Complicating Melton's fight with his Deep Sushi rivals are his own mishaps with Sushi Nights. Last October, he bankrupted his company Sushi Nights LLC, the company that owned the restaurant in the wake of scandal involving his equity partner, Jason Kosova of Forex Asset Management. Early last year, the Securities and Exchange Commission snared Kosova in an investment-scam sting, accusing him of bilking some 78 investors of more than $3.9 million. At one point, Sushi Nights was partly held by a court-appointed receiver, and through the financial turmoil, the TABC confirms Melton's liquor license was suspended for failure to pay liquor taxes, though it was later reinstated.

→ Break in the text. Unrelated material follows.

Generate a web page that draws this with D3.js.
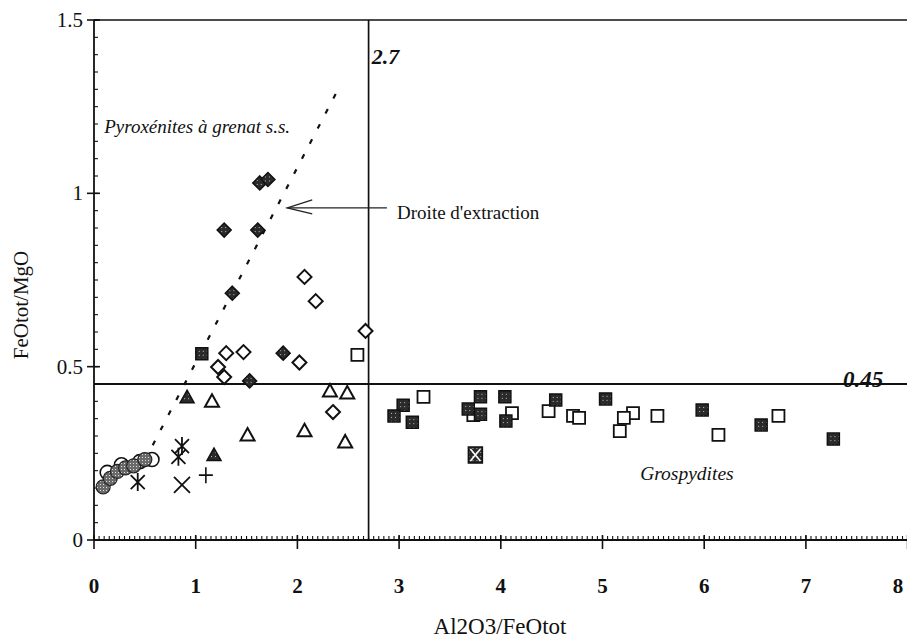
<!DOCTYPE html>
<html><head><meta charset="utf-8">
<script src="https://cdn.jsdelivr.net/npm/d3@7"></script>
<style>body{margin:0;background:#fff}svg{display:block}text{font-family:"Liberation Serif","DejaVu Serif",serif;fill:#111}</style>
</head><body><svg id="c" width="907" height="642"></svg>
<script>
// ---- data ----
const xTicks=[0,1,2,3,4,5,6,7,8];
const xTickLabels=["0","1","2","3","4","5","6","7","8"];
const yTicks=[0,0.5,1,1.5];
const yTickLabels=["0","0.5","1","1.5"];
const grayCircles=[[0.09,0.153],[0.16,0.178],[0.23,0.198],[0.31,0.208],[0.39,0.214],[0.50,0.232]];
const openCircles=[[0.13,0.195],[0.27,0.217],[0.45,0.226],[0.57,0.232]];
const asterisks=[[0.43,0.167],[0.865,0.271],[0.83,0.24]];
const crosses=[[0.865,0.159]];
const pluses=[[1.10,0.187]];
const filledTriangles=[[0.915,0.412],[1.18,0.245]];
const openTriangles=[[1.16,0.40],[1.51,0.303],[2.07,0.315],[2.32,0.43],[2.49,0.424],[2.47,0.283]];
const filledDiamonds=[[1.63,1.03],[1.71,1.04],[1.28,0.894],[1.61,0.894],[1.36,0.712],[1.86,0.539],[1.53,0.459]];
const openDiamonds=[[2.07,0.759],[2.18,0.689],[2.67,0.603],[1.30,0.539],[1.47,0.542],[1.22,0.499],[1.28,0.47],[2.02,0.512],[2.35,0.369]];
const graySquares=[[1.06,0.537]];
const openSquares=[[2.59,0.534],[3.24,0.413],[3.73,0.36],[4.11,0.366],[4.47,0.372],[4.71,0.358],[4.77,0.352],[5.30,0.366],[5.21,0.352],[5.17,0.314],[5.54,0.358],[6.14,0.303],[6.73,0.358]];
const blackSquares=[[3.04,0.389],[2.95,0.358],[3.13,0.34],[3.80,0.413],[3.68,0.378],[3.80,0.363],[4.04,0.413],[4.05,0.343],[4.54,0.404],[5.03,0.407],[5.98,0.375],[6.56,0.332],[7.27,0.291]];
const hourglassSquares=[[3.75,0.245]];
const extractionLine=[[0.5,0.23],[2.4,1.3]];
const xLimit=2.7, yLimit=0.45;
const arrowLine=[[2.88,0.958],[1.90,0.958]];
const annotations=[
  {text:"Pyroxénites à grenat s.s.",x:0.10,y:1.174,style:"italic",weight:"normal",size:19,anchor:"start"},
  {text:"Droite d'extraction",x:2.98,y:0.926,style:"normal",weight:"normal",size:19,anchor:"start"},
  {text:"Grospydites",x:5.37,y:0.173,style:"italic",weight:"normal",size:19.5,anchor:"start"},
  {text:"2.7",x:2.73,y:1.373,style:"italic",weight:"bold",size:22,anchor:"start"},
  {text:"0.45",x:7.76,y:0.441,style:"italic",weight:"bold",size:23,anchor:"end"}
];
const xTitle="Al2O3/FeOtot", yTitle="FeOtot/MgO";

// ---- chart ----
const svg=d3.select("#c");
const x=d3.scaleLinear().domain([0,8]).range([94,907.6]);
const y=d3.scaleLinear().domain([0,1.5]).range([540,20]);
const defs=svg.append("defs");
const sp=defs.append("pattern").attr("id","speck").attr("width",4).attr("height",4).attr("patternUnits","userSpaceOnUse");
sp.append("rect").attr("width",4).attr("height",4).attr("fill","#2a2a2a");
sp.append("rect").attr("x",1).attr("y",1).attr("width",1).attr("height",1).attr("fill","#bdbdbd");
const gp=defs.append("pattern").attr("id","grayDots").attr("width",3).attr("height",3).attr("patternUnits","userSpaceOnUse");
gp.append("rect").attr("width",3).attr("height",3).attr("fill","#6a6a6a");
gp.append("rect").attr("x",1).attr("y",1).attr("width",1).attr("height",1).attr("fill","#e0e0e0");

svg.append("rect").attr("width",907).attr("height",642).attr("fill","#fff");

// axes / frame
const axisG=svg.append("g").attr("stroke","#111").attr("fill","none");
axisG.append("line").attr("x1",x(0)).attr("x2",x(8)).attr("y1",y(0)).attr("y2",y(0)).attr("stroke-width",1.8);
axisG.append("line").attr("x1",x(0)).attr("x2",x(0)).attr("y1",y(0)).attr("y2",y(1.5)).attr("stroke-width",1.8);
axisG.append("line").attr("x1",x(0)).attr("x2",x(8)).attr("y1",y(1.5)).attr("y2",y(1.5)).attr("stroke-width",1.6);
// minor ticks
d3.range(0,8.0001,0.05).forEach(v=>{
  axisG.append("line").attr("x1",x(v)).attr("x2",x(v)).attr("y1",y(0)).attr("y2",y(0)-4).attr("stroke-width",1.1);
});
d3.range(0,1.5001,0.05).forEach(v=>{
  axisG.append("line").attr("x1",x(0)).attr("x2",x(0)+4).attr("y1",y(v)).attr("y2",y(v)).attr("stroke-width",1.1);
});
xTicks.forEach(v=>{
  axisG.append("line").attr("x1",x(v)).attr("x2",x(v)).attr("y1",y(0)+9).attr("y2",y(0)-5).attr("stroke-width",1.6);
});
yTicks.forEach(v=>{
  axisG.append("line").attr("x1",x(0)-7).attr("x2",x(0)+6).attr("y1",y(v)).attr("y2",y(v)).attr("stroke-width",1.6);
});
svg.append("g").selectAll("text").data(xTicks).join("text")
  .attr("x",d=>Math.min(x(d),898)).attr("y",y(0)+53).attr("text-anchor","middle")
  .attr("font-size",21).attr("font-weight","bold").text((d,i)=>xTickLabels[i]);
svg.append("g").selectAll("text").data(yTicks).join("text")
  .attr("x",x(0)-11).attr("y",d=>y(d)+7).attr("text-anchor","end")
  .attr("font-size",21).text((d,i)=>yTickLabels[i]);
svg.append("text").attr("x",500).attr("y",634).attr("text-anchor","middle").attr("font-size",23).text(xTitle);
svg.append("text").attr("transform","translate(28,305) rotate(-90)").attr("text-anchor","middle").attr("font-size",21).text(yTitle);

// reference lines
svg.append("line").attr("x1",x(xLimit)).attr("x2",x(xLimit)).attr("y1",y(0)).attr("y2",y(1.5)).attr("stroke","#111").attr("stroke-width",1.7);
svg.append("line").attr("x1",x(0)).attr("x2",x(8)).attr("y1",y(yLimit)).attr("y2",y(yLimit)).attr("stroke","#111").attr("stroke-width",1.9);
svg.append("line").attr("x1",x(extractionLine[0][0])).attr("y1",y(extractionLine[0][1]))
  .attr("x2",x(extractionLine[1][0])).attr("y2",y(extractionLine[1][1]))
  .attr("stroke","#111").attr("stroke-width",2.2).attr("stroke-dasharray","5,12");
// arrow
const ax1=x(arrowLine[0][0]), ay=y(arrowLine[0][1]), ax2=x(arrowLine[1][0]);
svg.append("line").attr("x1",ax1).attr("x2",ax2).attr("y1",ay).attr("y2",ay).attr("stroke","#222").attr("stroke-width",1.3);
svg.append("path").attr("d",`M${ax2+25},${ay-8} L${ax2},${ay} L${ax2+25},${ay+6}`).attr("fill","none").attr("stroke","#222").attr("stroke-width",1.3);

// annotations
svg.append("g").selectAll("text").data(annotations).join("text")
  .attr("x",d=>x(d.x)).attr("y",d=>y(d.y)).attr("text-anchor",d=>d.anchor)
  .attr("font-style",d=>d.style).attr("font-weight",d=>d.weight).attr("font-size",d=>d.size).text(d=>d.text);

// markers
const pts=svg.append("g");
const tri="M0,-7L7,5.5L-7,5.5Z";
const dia="M0,-7L7,0L0,7L-7,0Z";
const sq="M-6,-6H6V6H-6Z";
function draw(data,path,fill,stroke,sw){
  pts.append("g").selectAll("path").data(data).join("path")
    .attr("transform",d=>`translate(${x(d[0])},${y(d[1])})`)
    .attr("d",path).attr("fill",fill).attr("stroke",stroke).attr("stroke-width",sw);
}
// circles
pts.append("g").selectAll("circle").data(openCircles).join("circle")
  .attr("cx",d=>x(d[0])).attr("cy",d=>y(d[1])).attr("r",7).attr("fill","#fff").attr("stroke","#111").attr("stroke-width",1.6);
pts.append("g").selectAll("circle").data(grayCircles).join("circle")
  .attr("cx",d=>x(d[0])).attr("cy",d=>y(d[1])).attr("r",7).attr("fill","url(#grayDots)").attr("stroke","#222").attr("stroke-width",1.2);
draw(asterisks,"M-7,-7L7,7M7,-7L-7,7M0,-9V9","none","#111",1.8);
draw(crosses,"M-8,-8L8,8M8,-8L-8,8","none","#111",1.8);
draw(pluses,"M-7,0H7M0,-8V8","none","#111",1.6);
draw(openTriangles,tri,"#fff","#111",2);
draw(filledTriangles,tri,"url(#speck)","#111",1.5);
draw(openDiamonds,dia,"#fff","#111",2);
draw(filledDiamonds,dia,"url(#speck)","#111",1.5);
draw(openSquares,sq,"#fff","#111",1.8);
draw(graySquares,sq,"url(#speck)","#111",1.5);
draw(blackSquares,sq,"url(#speck)","#111",1.5);
draw(hourglassSquares,"M-7,-8H7V8H-7Z","url(#speck)","#111",1.5);
draw(hourglassSquares,"M-5,-6L5,6M5,-6L-5,6","none","#fff",1.6);
</script></body></html>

Melton says he reorganized the restaurant as Sushi Nights and Grill, with backing from his mother and his son.

Despite all of the turmoil, Melton vows to keep fighting the sushi war he admits he may be losing. "Bottom line is that they have more money than me and they can pile on as much pressure as they want until I throw up my hands and say, 'I can't take it no more,'" he snaps. "Ten doctors who make a half million dollars a year against one poor restaurant guy is insurmountable odds."